13COMMUNICATION PROCESS

This section would describe the communication process by which reports, data and information required to be exchanged are communicated between parties. Reference could be made to a separate Uniform Electronic Transactions Trading Partner Agreement in Appendix F.

14CUSTOMER INQUIRIES

[Details on this topic are available in the Uniform Business Practices (“UBP”) Customer Call Center Section]

If applicable, this section would describe the process by which each party is obligated to handle Customer inquiries. This might include decision rules on which calls (if any) one party might handle for the other and the preferred method for getting the Customer in touch with the correct party (live transfer, referral, etc.) If delineated as a separate section, Customer inquiries related to billing could be included here.
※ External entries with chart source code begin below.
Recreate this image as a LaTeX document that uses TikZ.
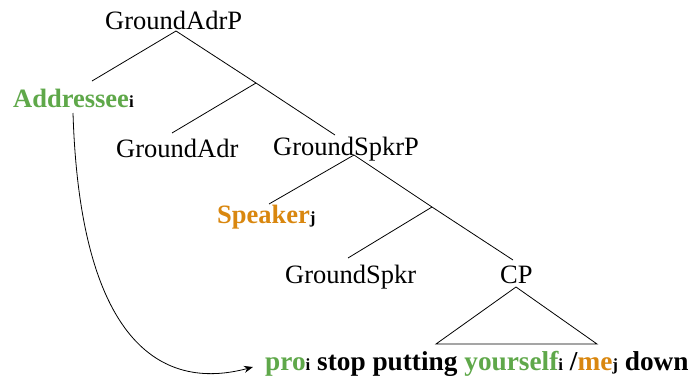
\documentclass[tikz,border=0pt]{standalone}
\usepackage{fontspec}
\setmainfont{Liberation Serif}
\usetikzlibrary{arrows.meta}
\definecolor{grn}{HTML}{5FA84A}
\definecolor{org}{HTML}{D9870F}
\newcommand{\idx}[1]{{\fontsize{17}{17}\selectfont\bfseries #1}}
\tikzset{
  lbl/.style={inner sep=0pt, anchor=base west, font=\fontsize{26.5}{30}\selectfont},
  blbl/.style={lbl, font=\fontsize{26.5}{30}\selectfont\bfseries},
  branch/.style={line width=0.8pt, black},
  link/.style={line width=0.8pt, -{Stealth[length=9pt,width=7pt]}}
}
\begin{document}
\begin{tikzpicture}[x=1pt,y=-1pt]
\useasboundingbox (0,0) rectangle (691,375);
% labels
\node[lbl]  (adrP)  at (105,29)  {GroundAdrP};
\node[blbl] (adee)  at (13,107)  {\textcolor{grn}{Addressee}\idx{i}};
\node[lbl]  (adr)   at (116,157) {GroundAdr};
\node[lbl]  (spkP)  at (273,155) {GroundSpkrP};
\node[blbl] (spkr)  at (217,223) {\textcolor{org}{Speaker}\idx{j}};
\node[lbl]  (gspk)  at (285,283) {GroundSpkr};
\node[lbl]  (cp)    at (500,283) {CP};
\node[blbl, font=\fontsize{27.3}{30}\selectfont\bfseries] (sent) at (265,370)
  {\textcolor{grn}{pro}\idx{i} stop putting \textcolor{grn}{yourself}\idx{i} /\textcolor{org}{me}\idx{j} down};
% attachment points
\coordinate (adrP-b) at (176,31);
\coordinate (adee-t) at (92,81);
\coordinate (br1)    at (256,83);
\coordinate (adr-t)  at (172,133);
\coordinate (spkP-t) at (335,135);
\coordinate (spkP-b) at (354,155);
\coordinate (spkr-t) at (269,204);
\coordinate (br2)    at (432,207);
\coordinate (gspk-t) at (348,258);
\coordinate (cp-t)   at (513,260);
\coordinate (cp-b)   at (516,287);
\coordinate (triL)   at (436,344);
\coordinate (triR)   at (597,344);
\coordinate (adee-b) at (73,113);
\coordinate (sent-w) at (253,367);
% tree branches
\draw[branch] (adee-t) -- (adrP-b) -- (br1);
\draw[branch] (adr-t) -- (br1) -- (spkP-t);
\draw[branch] (spkr-t) -- (spkP-b) -- (br2);
\draw[branch] (gspk-t) -- (br2) -- (cp-t);
\draw[branch] (cp-b) -- (triL) -- (triR) -- cycle;
% binding arrow
\draw[link] (adee-b) .. controls (80,340) and (160,392) .. (sent-w);
\end{tikzpicture}
\end{document}
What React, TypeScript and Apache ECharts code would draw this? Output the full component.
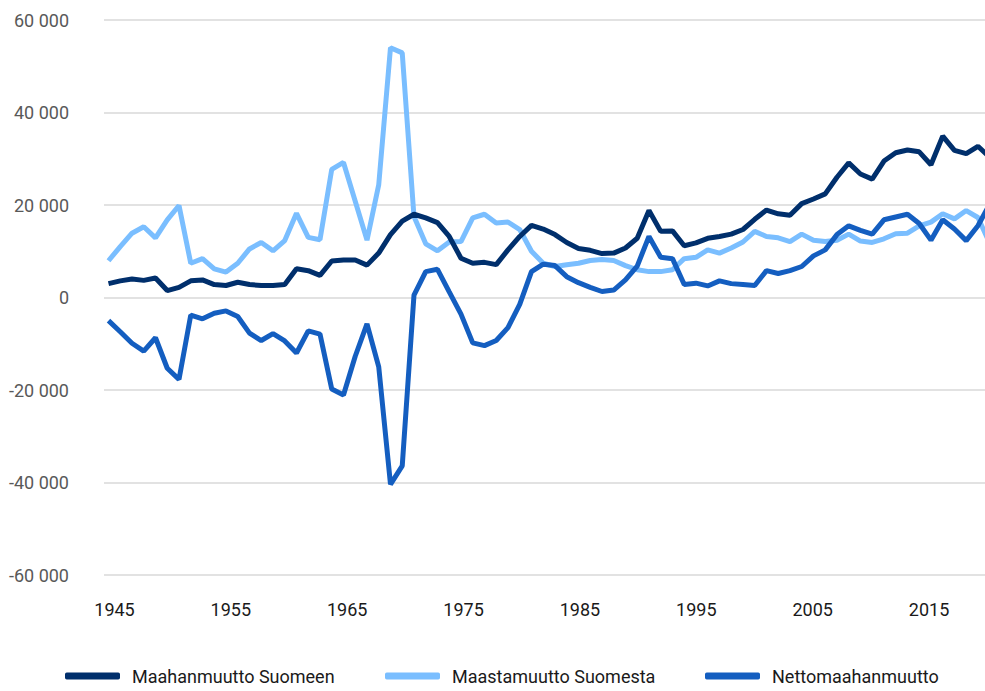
import React, { useEffect, useRef } from "react";
import * as echarts from "echarts";

const years: number[] = Array.from({ length: 76 }, (_, i) => 1945 + i);

const maahanmuutto: number[] = [
  3000, 3600, 4000, 3700, 4200, 1500, 2200, 3600, 3800, 2800,
  2600, 3300, 2800, 2600, 2600, 2800, 6200, 5800, 4800, 7900,
  8100, 8100, 7000, 9600, 13600, 16500, 18000, 17200, 16200, 13200,
  8500, 7400, 7600, 7100, 10300, 13200, 15600, 14800, 13600, 11900,
  10600, 10200, 9500, 9600, 10700, 12800, 18800, 14300, 14400, 11200,
  11800, 12800, 13200, 13700, 14700, 16900, 18900, 18100, 17800, 20300,
  21300, 22400, 26000, 29100, 26700, 25600, 29500, 31300, 31900, 31500,
  28700, 34900, 31800, 31100, 32700, 30300,
];

const maastamuutto: number[] = [
  7950, 11000, 13900, 15300, 12900, 16800, 19900, 7400, 8400, 6200,
  5500, 7400, 10500, 11900, 10100, 12300, 18200, 13000, 12500, 27700,
  29200, 20800, 12400, 24400, 54000, 52900, 17500, 11600, 10100, 12000,
  12100, 17200, 18000, 16100, 16300, 14700, 10000, 7400, 6700, 7100,
  7400, 8000, 8200, 8000, 6900, 6000, 5600, 5600, 6000, 8400,
  8700, 10300, 9600, 10700, 12000, 14300, 13200, 12900, 12100, 13700,
  12400, 12100, 12400, 13700, 12200, 11900, 12700, 13800, 13900, 15500,
  16300, 18100, 17000, 18800, 17300, 11700,
];

const netto: number[] = [
  -5000, -7400, -9900, -11600, -8700, -15300, -17700, -3800, -4600, -3400,
  -2900, -4100, -7700, -9300, -7800, -9400, -12000, -7200, -7900, -19800,
  -21100, -12700, -5700, -15000, -40400, -36400, 500, 5600, 6100, 1200,
  -3600, -9800, -10400, -9300, -6500, -1500, 5600, 7200, 6900, 4500,
  3200, 2200, 1300, 1600, 3800, 6800, 13200, 8700, 8400, 2800,
  3100, 2500, 3600, 3000, 2800, 2600, 5800, 5200, 5800, 6700,
  9000, 10300, 13600, 15500, 14500, 13700, 16800, 17400, 18000, 16000,
  12400, 16800, 14800, 12300, 15500, 20200,
];

const labelYears: number[] = [1945, 1955, 1965, 1975, 1985, 1995, 2005, 2015];

const names = ["Maahanmuutto Suomeen", "Maastamuutto Suomesta", "Nettomaahanmuutto"];
const colors = ["#002F6C", "#7ABEFF", "#145EC0"];

const FONT = "Roboto, 'Liberation Sans', sans-serif";

function fmt(v: number): string {
  const s = Math.abs(v).toString().replace(/\B(?=(\d{3})+(?!\d))/g, " ");
  return (v < 0 ? "-" : "") + s;
}

export default function App() {
  const ref = useRef<HTMLDivElement>(null);
  useEffect(() => {
    if (!ref.current) return;
    const chart = echarts.init(ref.current, undefined, { renderer: "svg" });
    const pairs = (arr: number[]) => years.map((y, i) => [y, arr[i]]);
    chart.setOption({
      animation: false,
      backgroundColor: "#ffffff",
      grid: { left: 104, right: 0, top: 20, bottom: 116, containLabel: false },
      xAxis: [
        {
          type: "value",
          min: 1944.617,
          max: 2019.6,
          axisLine: { show: false },
          axisTick: { show: false },
          splitLine: { show: false },
          axisLabel: { show: false },
        },
        {
          type: "value",
          position: "bottom",
          min: 1944.098,
          max: 2019.81,
          axisLine: { show: false },
          axisTick: { show: false },
          splitLine: { show: false },
          axisLabel: {
            show: true,
            customValues: labelYears,
            margin: 25,
            color: "#1a1a1a",
            fontFamily: FONT,
            fontSize: 18,
            formatter: (v: number) => String(v),
          },
        },
      ],
      yAxis: {
        type: "value",
        min: -60000,
        max: 60000,
        interval: 20000,
        axisLine: { show: false },
        axisTick: { show: false },
        splitLine: { lineStyle: { color: "#d9d9d9", width: 1.5 } },
        axisLabel: {
          margin: 35,
          color: "#595959",
          fontFamily: FONT,
          fontSize: 18,
          formatter: (v: number) => fmt(v),
        },
      },
      legend: names.map((n, i) => ({
        data: [n],
        left: 60 + i * 320,
        top: 662,
        icon: "roundRect",
        itemWidth: 55,
        itemHeight: 7,
        textStyle: {
          color: "#1a1a1a",
          fontFamily: FONT,
          fontSize: 18,
          padding: [0, 0, 0, 7],
        },
      })),
      series: names.map((n, i) => ({
        name: n,
        type: "line",
        xAxisIndex: 0,
        data: pairs([maahanmuutto, maastamuutto, netto][i]),
        showSymbol: false,
        symbol: "none",
        color: colors[i],
        lineStyle: { color: colors[i], width: 5 },
        clip: true,
        z: i === 2 ? 3 : i === 0 ? 4 : 2,
      })),
    });
    return () => chart.dispose();
  }, []);
  return (
    <div
      ref={ref}
      style={{ position: "absolute", left: 0, top: 0, width: 985, height: 691 }}
    />
  );
}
Reference to specific contact information to be provided to Customers (e.g., phone number, facsimile number, mailing address or e-mail address) could be included as Appendix G.

15AUDITS

This section identifies the rights of each party and the circumstances under which one party has the right to audit the books and procedures of the other party that directly relate to the conditions of the Agreement. This section also could specify the time frame and other potential limitations on the right to audit.

16DISPUTE RESOLUTION

[Details on this topic are available in the Uniform Business Practices (“UBP”) Dispute Resolution Section]

This section of the Agreement would be a logical place to define more precisely a common dispute process through identification of a specific set of procedures to which each Distribution Company and Supplier must adhere. Alternatively, this section could describe general conditions required for a dispute resolution process and list the details of a specific set of procedures agreed to by the Parties in Appendix H.